Tutorial 13: Complex-Valued Adaptive Signal Processing: Algorithms and Applications
Monday, May 27, 2-5 pm
Danilo P. Mandic, Scott C. Douglas
Numerous adaptive signal processing applications are enabled by a complex-valued signal framework. For the most part, these methods are driven by physical models that assume traditional complex-valued computations for input-output behavior and statistical assumptions that lead to proper (second-order circular) signal models. Recently, it has become recognized by numerous signal processing practitioners that a broader framework involving widely-linear input-output systems and improper or non-circular statistical models offers additional capabilities beyond the traditional complex-valued methods. Development of adaptive signal processing solutions in this broader framework can be challenging to get right, and the understanding of their advantages and limitations are non-obvious at first glance.

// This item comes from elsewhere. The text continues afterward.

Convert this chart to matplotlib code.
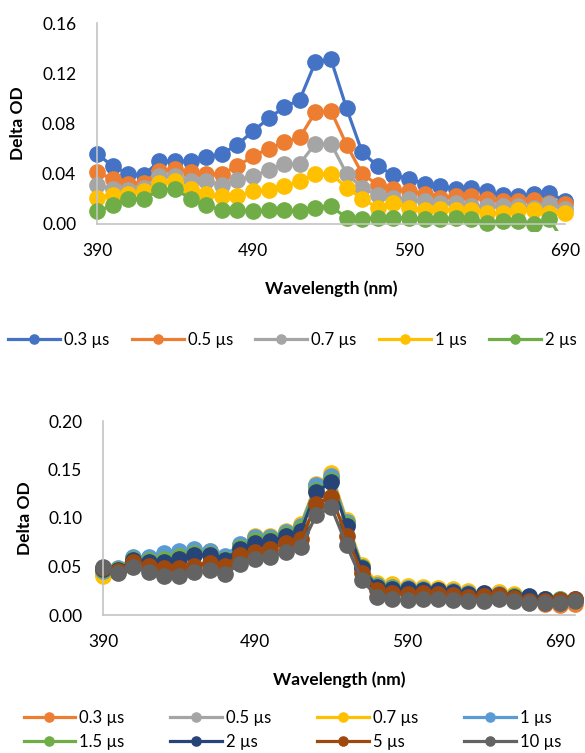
import numpy as np
import matplotlib
matplotlib.use('Agg')
import matplotlib.pyplot as plt
from matplotlib.transforms import Bbox, TransformedBbox

plt.rcParams['font.family'] = ['Lato', 'DejaVu Sans']

# top chart: 390-690 nm, step 10
wl_top = list(range(390, 700, 10))
top_labels = ['0.3 µs', '0.5 µs', '0.7 µs', '1 µs', '2 µs']
top_03 = [0.056, 0.046, 0.040, 0.039, 0.050, 0.050, 0.050, 0.053, 0.056, 0.063, 0.074, 0.084, 0.093, 0.099, 0.129, 0.131,
          0.092, 0.057, 0.046, 0.039, 0.036, 0.032, 0.030, 0.028, 0.029, 0.026, 0.023, 0.022, 0.024, 0.025, 0.018]
top_05 = [0.041, 0.036, 0.032, 0.033, 0.042, 0.044, 0.041, 0.040, 0.040, 0.046, 0.054, 0.060, 0.065, 0.069, 0.089, 0.090,
          0.063, 0.040, 0.031, 0.028, 0.026, 0.024, 0.021, 0.022, 0.022, 0.020, 0.018, 0.018, 0.019, 0.017, 0.016]
top_07 = [0.031, 0.028, 0.027, 0.029, 0.038, 0.038, 0.034, 0.034, 0.031, 0.035, 0.038, 0.043, 0.048, 0.048, 0.064, 0.064,
          0.040, 0.029, 0.023, 0.021, 0.020, 0.018, 0.017, 0.017, 0.014, 0.014, 0.014, 0.014, 0.013, 0.016, 0.012]
top_1 = [0.021, 0.023, 0.024, 0.026, 0.033, 0.034, 0.028, 0.024, 0.022, 0.022, 0.026, 0.027, 0.030, 0.034, 0.040, 0.040,
         0.029, 0.020, 0.013, 0.017, 0.013, 0.011, 0.012, 0.011, 0.011, 0.009, 0.009, 0.011, 0.011, 0.009, 0.009]
top_2 = [0.010, 0.015, 0.020, 0.020, 0.027, 0.028, 0.020, 0.015, 0.011, 0.011, 0.010, 0.011, 0.011, 0.010, 0.013, 0.014,
         0.005, 0.004, 0.005, 0.005, 0.005, 0.004, 0.004, 0.005, 0.004, 0.001, 0.002, 0.002, 0.000, 0.004, -0.016]
top_colors = ['#4472C4', '#ED7D31', '#A5A5A5', '#FFC000', '#70AD47']

# bottom chart: 390-700 nm, step 10
wl_bot = list(range(390, 710, 10))
bot_labels = ['0.3 µs', '0.5 µs', '0.7 µs', '1 µs', '1.5 µs', '2 µs', '5 µs', '10 µs']
bot_03 = [0.042, 0.045, 0.057, 0.056, 0.060, 0.062, 0.065, 0.064, 0.058, 0.070, 0.078, 0.079, 0.085, 0.091, 0.132, 0.141,
          0.094, 0.049, 0.028, 0.026, 0.025, 0.024, 0.023, 0.022, 0.020, 0.019, 0.018, 0.016, 0.013, 0.011, 0.010, 0.011]
bot_05 = [0.044, 0.046, 0.059, 0.058, 0.062, 0.064, 0.066, 0.065, 0.060, 0.071, 0.079, 0.080, 0.085, 0.091, 0.133, 0.142,
          0.095, 0.050, 0.030, 0.028, 0.027, 0.026, 0.025, 0.024, 0.022, 0.021, 0.021, 0.019, 0.017, 0.015, 0.014, 0.014]
bot_07 = [0.040, 0.044, 0.058, 0.057, 0.061, 0.064, 0.067, 0.066, 0.060, 0.072, 0.081, 0.081, 0.087, 0.094, 0.135, 0.146,
          0.098, 0.052, 0.033, 0.032, 0.030, 0.029, 0.028, 0.027, 0.025, 0.023, 0.024, 0.022, 0.018, 0.016, 0.015, 0.014]
bot_1 = [0.045, 0.048, 0.060, 0.060, 0.064, 0.066, 0.068, 0.066, 0.061, 0.073, 0.080, 0.080, 0.086, 0.092, 0.134, 0.143,
         0.096, 0.050, 0.031, 0.029, 0.028, 0.027, 0.026, 0.025, 0.023, 0.022, 0.022, 0.020, 0.019, 0.017, 0.016, 0.015]
bot_15 = [0.046, 0.047, 0.058, 0.057, 0.058, 0.061, 0.064, 0.063, 0.058, 0.070, 0.077, 0.078, 0.083, 0.090, 0.129, 0.139,
          0.094, 0.049, 0.030, 0.028, 0.027, 0.026, 0.025, 0.024, 0.022, 0.022, 0.021, 0.020, 0.019, 0.017, 0.016, 0.015]
bot_2 = [0.047, 0.046, 0.057, 0.055, 0.055, 0.058, 0.062, 0.062, 0.057, 0.068, 0.074, 0.076, 0.081, 0.087, 0.127, 0.137,
         0.092, 0.048, 0.029, 0.027, 0.027, 0.026, 0.026, 0.024, 0.022, 0.023, 0.021, 0.019, 0.020, 0.016, 0.015, 0.016]
bot_5 = [0.048, 0.045, 0.055, 0.051, 0.048, 0.048, 0.051, 0.054, 0.051, 0.062, 0.065, 0.068, 0.074, 0.078, 0.114, 0.122,
         0.081, 0.043, 0.026, 0.023, 0.022, 0.023, 0.022, 0.021, 0.019, 0.020, 0.021, 0.018, 0.014, 0.014, 0.015, 0.016]
bot_10 = [0.049, 0.043, 0.050, 0.044, 0.040, 0.040, 0.044, 0.046, 0.042, 0.053, 0.058, 0.060, 0.065, 0.070, 0.103, 0.111,
          0.072, 0.036, 0.019, 0.016, 0.015, 0.016, 0.016, 0.015, 0.014, 0.014, 0.016, 0.014, 0.012, 0.012, 0.012, 0.014]
bot_colors = ['#ED7D31', '#A5A5A5', '#FFC000', '#5B9BD5', '#70AD47', '#264478', '#9E480E', '#636363']

W, H = 585, 753
fig = plt.figure(figsize=(W / 100, H / 100), dpi=100)


def px_axes(x0, x1, y0, y1):
    # pixel box (top-left origin) -> axes
    return fig.add_axes([x0 / W, 1 - y1 / H, (x1 - x0) / W, (y1 - y0) / H])


def style(ax, ylab_x):
    for s in ['top', 'right']:
        ax.spines[s].set_visible(False)
    for s in ['left', 'bottom']:
        ax.spines[s].set_color('#C4C4C4')
        ax.spines[s].set_linewidth(1.2)
    ax.tick_params(length=0, labelsize=12.5)
    ax.tick_params(axis='x', pad=13.5)
    ax.tick_params(axis='y', pad=15)
    ax.set_xlabel('Wavelength (nm)', fontsize=12.5, fontweight='bold', va='center')
    ax.set_ylabel('Delta OD', fontsize=12.5, fontweight='bold', va='center')
    h_px = ax.get_position().height * H
    w_px = ax.get_position().width * W
    ax.xaxis.set_label_coords(0.5, -65 / h_px)
    ax.yaxis.set_label_coords(-ylab_x / w_px, 0.5)


# ---- top chart
ax1 = px_axes(97, 565, 23, 224)
top_series = [top_03, top_05, top_07, top_1, top_2]
for vals, c, lab in zip(top_series, top_colors, top_labels):
    ln, = ax1.plot(wl_top, vals, color=c, lw=2.3, marker='o', ms=11, label=lab)
    # markers may spill past the frame, but nothing below ~7px under the axis
    ln.set_clip_box(TransformedBbox(Bbox([[-0.1, -0.035], [1.1, 1.2]]), ax1.transAxes))
ax1.set_xlim(390, 690)
ax1.set_ylim(0, 0.16)
ax1.set_xticks([390, 490, 590, 690])
ax1.set_yticks(np.arange(0, 0.161, 0.04))
ax1.yaxis.set_major_formatter(plt.FormatStrFormatter('%.2f'))
style(ax1, 97 - 18)
h, l = ax1.get_legend_handles_labels()
fig.legend(h, l, loc='center', bbox_to_anchor=(0.5, 1 - 340 / H), ncol=5, frameon=False,
           fontsize=12, handlelength=3.1, handletextpad=0.25, columnspacing=1.35, markerscale=0.6)

# ---- bottom chart
ax2 = px_axes(103, 575, 421, 615)
bot_series = [bot_03, bot_05, bot_07, bot_1, bot_15, bot_2, bot_5, bot_10]
for vals, c, lab in zip(bot_series, bot_colors, bot_labels):
    ax2.plot(wl_bot, vals, color=c, lw=2.3, marker='o', ms=11, label=lab, clip_on=False)
ax2.set_xlim(390, 700)
ax2.set_ylim(0, 0.20)
ax2.set_xticks([390, 490, 590, 690])
ax2.set_yticks(np.arange(0, 0.201, 0.05))
ax2.yaxis.set_major_formatter(plt.FormatStrFormatter('%.2f'))
style(ax2, 103 - 25)
h, l = ax2.get_legend_handles_labels()
order = [0, 4, 1, 5, 2, 6, 3, 7]
fig.legend([h[i] for i in order], [l[i] for i in order], loc='center', bbox_to_anchor=(0.5, 1 - 730 / H),
           ncol=4, frameon=False, fontsize=12, handlelength=3.1, handletextpad=0.25, columnspacing=2.75,
           labelspacing=0.45, markerscale=0.6, borderpad=0.2)

fig.savefig('out.png', dpi=100)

This tutorial brings together algorithms, analyses, and applications of widely-linear complex system models and non-circular signal statistics for adaptive signal processing. The approach taken offers new insights into well-known problems in beamforming, blind source separation, and adaptive frequency tracking and complex channel modeling, while enabling critical connections between real-valued and complex-valued adaptive signal processing methods to be made.

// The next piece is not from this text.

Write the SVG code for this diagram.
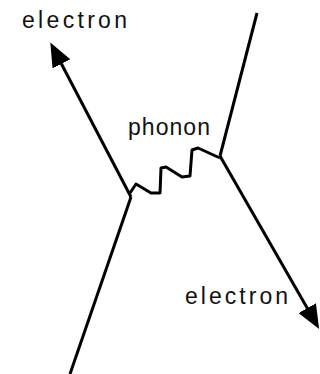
<svg xmlns="http://www.w3.org/2000/svg" width="320" height="374" viewBox="0 0 320 374">
<style>
.ln{fill:none;stroke:#000;stroke-width:3;stroke-linejoin:round;stroke-linecap:butt}
.lbl{font-family:"Liberation Sans",Arial,sans-serif;font-size:23px;fill:#111}
</style>
<defs>
<marker id="ah" viewBox="0 0 24 20" refX="10" refY="10" markerWidth="24" markerHeight="20" markerUnits="userSpaceOnUse" orient="auto">
<path d="M0,0 L24,10 L0,20 Z" fill="#000"/>
</marker>
</defs>
<rect width="320" height="374" fill="#fff"/>
<g id="connectors">
<path id="e-in-left" class="ln" d="M70,374 L131,197"/>
<path id="e-out-left" class="ln" d="M131,197 L56.8,55" marker-end="url(#ah)"/>
<path id="e-in-right" class="ln" d="M257,13 L220,156"/>
<path id="e-out-right" class="ln" d="M220,156 L312.2,316.8" marker-end="url(#ah)"/>
<path id="phonon-line" class="ln" d="M130,193 L136,184 L151,193 L160,193 L161,168 L166,167 L182,177 L190,176 L192,150 L198,148 L220,158"/>
</g>
<g id="label-electron-top"><text class="lbl" x="22" y="28" textLength="105" lengthAdjust="spacing">electron</text></g>
<g id="label-phonon"><text class="lbl" x="128" y="135" textLength="82" lengthAdjust="spacing">phonon</text></g>
<g id="label-electron-bottom"><text class="lbl" x="185" y="304" textLength="103" lengthAdjust="spacing">electron</text></g>
</svg>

This tutorial will bring together the latest advances in augmented complex statistics and will introduce a suite of adaptive signal processing and blind source separation algorithms under the umbrella of widely linear modelling. In this tutorial, we will:
- Provide a theoretical and computational platform for statistical signal processing of the generality of complex valued signals (both proper and improper);
- Give an in-depth insight into widely linear estimation, the role of noise and eigenstructure of correlation matrices;
- Revisit the complex gradient and Hessian, and introduce the CR calculus;
- Present tests for the degree of noncircularity and use this information as an additional degree of freedom in detection and estimation problems;
- Introduce a suite of adaptive signal processing algorithms suitable for the filtering of both second order circular and noncircular signals;
- Illustrate the performance and convergence of widely linear adaptive filtering algorithms for both circular and noncircular data;
- Introduce blind source separation and extraction algorithms in this context;
- Provide simulation studies, including prediction, tracking, beamforming, and source separation in communications and renewable energy (smart grid) applications
Danilo P. Mandic
Danilo P. Mandic has been working in the area of nonlinear and adaptive signal processing for more than 15 years, and is a Professor at the Department of Electrical and Electronic Engineering, Imperial College London, UK. His work on complex valued and nonlinear adaptive signal processing has been widely published, and some of the concepts relevant to this tutorial can be found in his research monographs Recurrent Neural Networks for Prediction, Wiley 2001 (with J. Chambers) and Complex Valued Nonlinear Adaptive Filters, Wiley 2009 (with S. L. Goh). Dr. Mandic has been a Member of the IEEE Signal Processing Society Technical Committee on Signal Processing Theory and Methods and an Associate Editor for IEEE Signal Processing Magazine, IEEE Transactions on Neural Networks, IEEE Transactions on Signal Processing, and IEEE Transactions on Circuits and Systems. He has authored several award winning papers and has received awards for products arising from his collaboration with industry.
Scott C. Douglas
Scott C. Douglas received the B.S. (with distinction), M.S., and Ph.D. degrees in Electrical Engineering from Stanford University, Stanford, CA. He is a Professor in the Department of Electrical Engineering at Southern Methodist University, Dallas, TX. His research activities include adaptive filtering, active noise control, blind deconvolution and source separation, and VLSI/hardware implementations of digital signal processing systems. Dr. Douglas is the author or co-author of two books, seven book chapters, and more than 180 artices in journals and conference proceedings. He is a senior member of the IEEE and a past Associate Editor for the IEEE Transactions on Signal Processing (IEEE), the IEEE Signal Processing Letters (IEEE), and the Journal of Signal Processing Systems (Springer). He has served in numerous roles to the IEEE, including General Chair of ICASSP 2010, Chair of the Neural Networks for Signal Processing Technical Committee, and Secretary of the Signal Processing Education Technical Committee of the IEEE Signal Processing Society. He has played an integral role in developing and managing the Infinity Project, an effort among university faculty, high-tech industry, and civic educational leaders to bring an exciting and practical engineering curriculum to high school students both in the U.S. and internationally.